Because few people can even hear the difference... let alone care.


----------



## Wild Bill (May 3, 2006)

Last week or so I saw a news clip featuring the latest president of Warner Bros Recording Label. I listened to him talk and thought "Geez, finally a suit that gets it!"

It started off by mentioning that he had just downsized by over a 1000 positions, with a good chunk being management!

His words had to do with how Warner had no choice but to accept they were living in a world where music essentially was free! Big music store chains had been closing due to low sales yet downloading just grows bigger and bigger. Trying to scare millions of folks with threats of lawsuits had proven a total waste of time.
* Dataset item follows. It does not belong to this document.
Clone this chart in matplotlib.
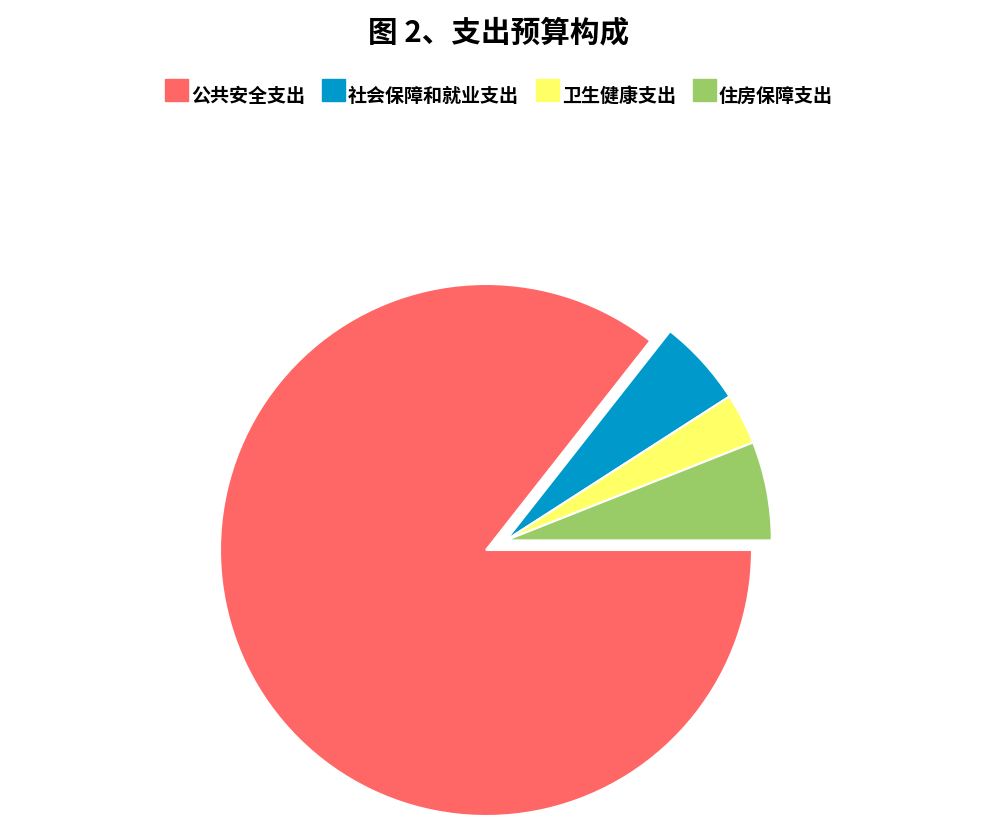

He spoke of how Warner needed younger and more creative decision makers. They would have to find other streams of revenue, like a return to mega-concerts where they could sell all the promo material. A return to concert tours, of budgets for artist discovery and development.

It sounded very similar to how the industry worked in the 50's and 60's, with the additions of selling promo stuff at the side of the stage. They had got away from all that in the 80's, where the CD had killed the 45 single so they could force you to pay big money for a CD with only a few good songs.

Anyhow, it was obvious they had given up on the fight over profit from the music media. There no longer is any media! Just download direct into an MP3 player. There are young folks around today with huge music libraries that not only have never bought a CD, they've never even touched one!

He's the first music suit I've yet seen that seemed willing to be realistic with the new real world situation.

The big labels must be truly scared and desperate if a guy like him can be given the reins!

The clip mentioned how the Bare Naked Ladies had bailed on their label in 2002, to run and promote their own show. They've done well and set a new model for other artists to follow in.

Just FYI...

:food-smiley-004:


----------



## Geek (Jun 5, 2007)

Paul said:


> The DRM attached to files from ITunes are there to work within American laws. We suffer the spillover.


Auch, don't I know it *rollseyes*

Fortunately the DVD DeCSS cases allowed us to "crack" the DRM for personal use. No prosecutor has suceeded where redistribution wasn't involved. Konrad von Finkenstein (while sitting as a judge) did good with the ".... no different than a photocopier in a library" analogy for CD's (which eventually led to the creation of the CPCC).




> With audio quality going in the dumper, (current mastering stnadards and low-fi file formats), not too many people actively listen on a true Hi-Fidelity system any more. Music has become an on-the-go backround distraction. (i-pods and car stereos are among the most common listening environments.)


That is so sad, it makes me ill. Here kids today have the ability to listen to the highest quality of tunage mankind has ever known and yet they choose 96 and 128Kb mp3's on their iPod's with $0.25 earbuds that could barely pass for voice communications, IMO. All for the sake of having enough albums on it, that it could take them 20 years of continuous play to listen to! ARRRGH!

Surprisingly, it's us older farts demanding lossless formats! 

Ok, sorry for the OT tangent....


----------